Skip the pictures. Reproduce all other material exactly.

┏━━

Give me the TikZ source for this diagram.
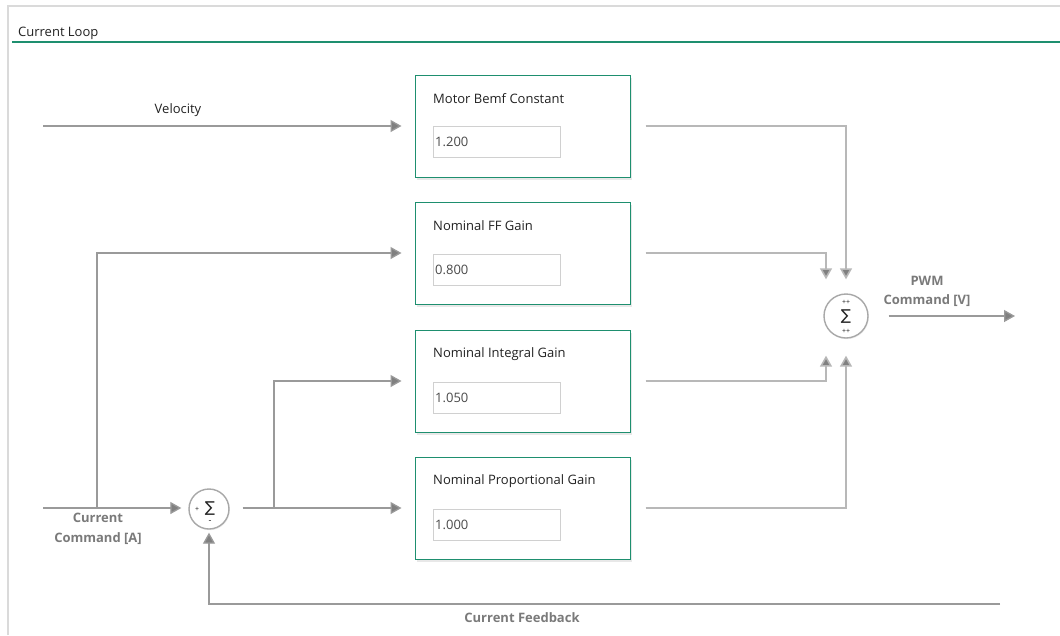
\documentclass[tikz,border=0pt]{standalone}
\usepackage{fontspec}
\setmainfont{Open Sans}
\newfontfamily\symfont{DejaVu Sans}
\usetikzlibrary{arrows.meta,shadows}
\definecolor{grn}{HTML}{1E8F6F}
\definecolor{panelgray}{HTML}{DADADA}
\definecolor{linegray}{HTML}{9A9A9A}
\definecolor{outgray}{HTML}{B8B8B8}
\definecolor{circgray}{HTML}{A8A8A8}
\definecolor{tipgray}{HTML}{808080}
\definecolor{labgray}{HTML}{7A7A7A}
\definecolor{fieldgray}{HTML}{D0D0D0}
\definecolor{txt}{HTML}{222222}
\definecolor{valtxt}{HTML}{4A4A4A}
\tikzset{
  blk/.style={draw=grn, line width=1pt, fill=white, minimum width=215pt, minimum height=102pt, inner sep=0pt,
    drop shadow={opacity=0.18, shadow xshift=1.5pt, shadow yshift=-2.5pt}},
  ttl/.style={anchor=west, inner sep=0pt, text=txt, font=\fontsize{13}{15}\selectfont},
  fld/.style={draw=fieldgray, line width=0.8pt, minimum width=127pt, minimum height=31pt, inner sep=0pt, anchor=north west},
  val/.style={anchor=west, inner sep=0pt, text=valtxt, font=\fontsize{13}{15}\selectfont},
  inl/.style={draw=linegray, line width=1.3pt, -{Triangle[width=12pt,length=11pt,fill=tipgray]}},
  outl/.style={draw=outgray, line width=1.6pt, -{Triangle[width=12pt,length=11pt,fill=tipgray]}},
  plain/.style={draw=linegray, line width=1.3pt},
  sumc/.style={circle, draw=circgray, line width=1.4pt, fill=white, inner sep=0pt,
    drop shadow={opacity=0.12, shadow xshift=0.8pt, shadow yshift=-1.2pt}},
  sig/.style={inner sep=0pt, text=txt, font=\symfont\fontsize{15}{15}\selectfont},
  sgn/.style={inner sep=0pt, text=txt, font=\fontsize{7}{7}\selectfont},
  blab/.style={text=labgray, font=\bfseries\fontsize{13}{19.5}\selectfont, align=center, inner sep=0pt},
  nlab/.style={text=txt, font=\fontsize{13}{15}\selectfont, inner sep=0pt},
}
\begin{document}
\begin{tikzpicture}[x=1pt,y=-1pt]
\useasboundingbox[fill=white] (0,0) rectangle (1060,635);
% panel
\draw[panelgray, line width=2pt] (8,635) -- (8,6) -- (1060,6);
\draw[grn, line width=1.5pt] (12,42) -- (1060,42);
\node[anchor=base west, inner sep=0pt, text=txt, font=\fontsize{13}{15}\selectfont] (title) at (18,36) {Current Loop};

% blocks
\node[blk] (b1) at (522.5,126) {};
\node[blk] (b2) at (522.5,253) {};
\node[blk] (b3) at (522.5,381) {};
\node[blk] (b4) at (522.5,508) {};

\node[ttl] (t1) at (433,99) {Motor Bemf Constant};
\node[ttl] (t2) at (433,226) {Nominal FF Gain};
\node[ttl] (t3) at (433,354) {Nominal Integral Gain};
\node[ttl] (t4) at (433,481) {Nominal Proportional Gain};

\node[fld] (f1) at (433,126) {};
\node[fld] (f2) at (433,254) {};
\node[fld] (f3) at (433,382) {};
\node[fld] (f4) at (433,509) {};
\node[val] (v1) at (435,141.5) {1.200};
\node[val] (v2) at (435,269.5) {0.800};
\node[val] (v3) at (435,397.5) {1.050};
\node[val] (v4) at (435,524.5) {1.000};

% summing junctions
\node[sumc, minimum size=40pt] (s1) at (209,509) {};
\node[sig] (s1sig) at (210,509) {∑};
\node[sgn] (s1p) at (197,509) {+};
\node[sgn, font=\fontsize{9}{9}\selectfont] (s1m) at (210,522) {-};

\node[sumc, minimum size=44pt] (s2) at (846,316) {};
\node[sig] (s2sig) at (846,316.5) {∑};
\node[sgn] (s2a) at (846,302) {++};
\node[sgn] (s2b) at (846,331.5) {++};

% coordinates
\coordinate (vin) at (43,126);
\coordinate (cin) at (43,508);
\coordinate (ffb) at (97,508);
\coordinate (ibr) at (274,508);
\coordinate (fbend) at (1000,604);
\coordinate (pwm) at (1015,316);

% inputs
\draw[inl] (vin) -- ([xshift=-13pt]b1.west);
\draw[plain] (cin) -- (ffb);
\draw[inl] (ffb) |- ([xshift=-13pt]b2.west);
\draw[inl] (cin) -- ([xshift=-7pt]s1.west |- cin);
\draw[inl] ([xshift=13pt]s1.east |- cin) -- ([xshift=-13pt]b4.west);
\draw[inl] (ibr) |- ([xshift=-13pt]b3.west);
\draw[inl] (fbend) -- (s1.south |- fbend) -- ([yshift=-3pt]s1.south);

% outputs
\draw[outl] ([xshift=15pt]b1.east) -| ([yshift=14pt]s2.north);
\draw[outl] ([xshift=15pt]b2.east) -| ([xshift=-20pt,yshift=14pt]s2.north);
\draw[outl] ([xshift=15pt]b3.east) -| ([xshift=-20pt,yshift=-17pt]s2.south);
\draw[outl] ([xshift=15pt]b4.east) -| ([yshift=-17pt]s2.south);
\draw[inl] ([xshift=20pt]s2.east) -- (pwm);

% labels
\node[nlab] (lv) at (178,110) {Velocity};
\node[blab] (lc) at (98,529) {Current\\Command [A]};
\node[blab] (lp) at (927,291.5) {PWM\\Command [V]};
\node[blab] (lf) at (522,618) {Current Feedback};
\end{tikzpicture}
\end{document}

┗━━

§ Expected answer:
Give me the TikZ source for this diagram.
\documentclass[tikz,border=0pt]{standalone}
\usepackage{fontspec}
\setmainfont{Open Sans}
\newfontfamily\symfont{DejaVu Sans}
\usetikzlibrary{arrows.meta,shadows}
\definecolor{grn}{HTML}{1E8F6F}
\definecolor{panelgray}{HTML}{DADADA}
\definecolor{linegray}{HTML}{9A9A9A}
\definecolor{outgray}{HTML}{B8B8B8}
\definecolor{circgray}{HTML}{A8A8A8}
\definecolor{tipgray}{HTML}{808080}
\definecolor{labgray}{HTML}{7A7A7A}
\definecolor{fieldgray}{HTML}{D0D0D0}
\definecolor{txt}{HTML}{222222}
\definecolor{valtxt}{HTML}{4A4A4A}
\tikzset{
  blk/.style={draw=grn, line width=1pt, fill=white, minimum width=215pt, minimum height=102pt, inner sep=0pt,
    drop shadow={opacity=0.18, shadow xshift=1.5pt, shadow yshift=-2.5pt}},
  ttl/.style={anchor=west, inner sep=0pt, text=txt, font=\fontsize{13}{15}\selectfont},
  fld/.style={draw=fieldgray, line width=0.8pt, minimum width=127pt, minimum height=31pt, inner sep=0pt, anchor=north west},
  val/.style={anchor=west, inner sep=0pt, text=valtxt, font=\fontsize{13}{15}\selectfont},
  inl/.style={draw=linegray, line width=1.3pt, -{Triangle[width=12pt,length=11pt,fill=tipgray]}},
  outl/.style={draw=outgray, line width=1.6pt, -{Triangle[width=12pt,length=11pt,fill=tipgray]}},
  plain/.style={draw=linegray, line width=1.3pt},
  sumc/.style={circle, draw=circgray, line width=1.4pt, fill=white, inner sep=0pt,
    drop shadow={opacity=0.12, shadow xshift=0.8pt, shadow yshift=-1.2pt}},
  sig/.style={inner sep=0pt, text=txt, font=\symfont\fontsize{15}{15}\selectfont},
  sgn/.style={inner sep=0pt, text=txt, font=\fontsize{7}{7}\selectfont},
  blab/.style={text=labgray, font=\bfseries\fontsize{13}{19.5}\selectfont, align=center, inner sep=0pt},
  nlab/.style={text=txt, font=\fontsize{13}{15}\selectfont, inner sep=0pt},
}
\begin{document}
\begin{tikzpicture}[x=1pt,y=-1pt]
\useasboundingbox[fill=white] (0,0) rectangle (1060,635);
% panel
\draw[panelgray, line width=2pt] (8,635) -- (8,6) -- (1060,6);
\draw[grn, line width=1.5pt] (12,42) -- (1060,42);
\node[anchor=base west, inner sep=0pt, text=txt, font=\fontsize{13}{15}\selectfont] (title) at (18,36) {Current Loop};

% blocks
\node[blk] (b1) at (522.5,126) {};
\node[blk] (b2) at (522.5,253) {};
\node[blk] (b3) at (522.5,381) {};
\node[blk] (b4) at (522.5,508) {};

\node[ttl] (t1) at (433,99) {Motor Bemf Constant};
\node[ttl] (t2) at (433,226) {Nominal FF Gain};
\node[ttl] (t3) at (433,354) {Nominal Integral Gain};
\node[ttl] (t4) at (433,481) {Nominal Proportional Gain};

\node[fld] (f1) at (433,126) {};
\node[fld] (f2) at (433,254) {};
\node[fld] (f3) at (433,382) {};
\node[fld] (f4) at (433,509) {};
\node[val] (v1) at (435,141.5) {1.200};
\node[val] (v2) at (435,269.5) {0.800};
\node[val] (v3) at (435,397.5) {1.050};
\node[val] (v4) at (435,524.5) {1.000};

% summing junctions
\node[sumc, minimum size=40pt] (s1) at (209,509) {};
\node[sig] (s1sig) at (210,509) {∑};
\node[sgn] (s1p) at (197,509) {+};
\node[sgn, font=\fontsize{9}{9}\selectfont] (s1m) at (210,522) {-};

\node[sumc, minimum size=44pt] (s2) at (846,316) {};
\node[sig] (s2sig) at (846,316.5) {∑};
\node[sgn] (s2a) at (846,302) {++};
\node[sgn] (s2b) at (846,331.5) {++};

% coordinates
\coordinate (vin) at (43,126);
\coordinate (cin) at (43,508);
\coordinate (ffb) at (97,508);
\coordinate (ibr) at (274,508);
\coordinate (fbend) at (1000,604);
\coordinate (pwm) at (1015,316);

% inputs
\draw[inl] (vin) -- ([xshift=-13pt]b1.west);
\draw[plain] (cin) -- (ffb);
\draw[inl] (ffb) |- ([xshift=-13pt]b2.west);
\draw[inl] (cin) -- ([xshift=-7pt]s1.west |- cin);
\draw[inl] ([xshift=13pt]s1.east |- cin) -- ([xshift=-13pt]b4.west);
\draw[inl] (ibr) |- ([xshift=-13pt]b3.west);
\draw[inl] (fbend) -- (s1.south |- fbend) -- ([yshift=-3pt]s1.south);

% outputs
\draw[outl] ([xshift=15pt]b1.east) -| ([yshift=14pt]s2.north);
\draw[outl] ([xshift=15pt]b2.east) -| ([xshift=-20pt,yshift=14pt]s2.north);
\draw[outl] ([xshift=15pt]b3.east) -| ([xshift=-20pt,yshift=-17pt]s2.south);
\draw[outl] ([xshift=15pt]b4.east) -| ([yshift=-17pt]s2.south);
\draw[inl] ([xshift=20pt]s2.east) -- (pwm);

% labels
\node[nlab] (lv) at (178,110) {Velocity};
\node[blab] (lc) at (98,529) {Current\\Command [A]};
\node[blab] (lp) at (927,291.5) {PWM\\Command [V]};
\node[blab] (lf) at (522,618) {Current Feedback};
\end{tikzpicture}
\end{document}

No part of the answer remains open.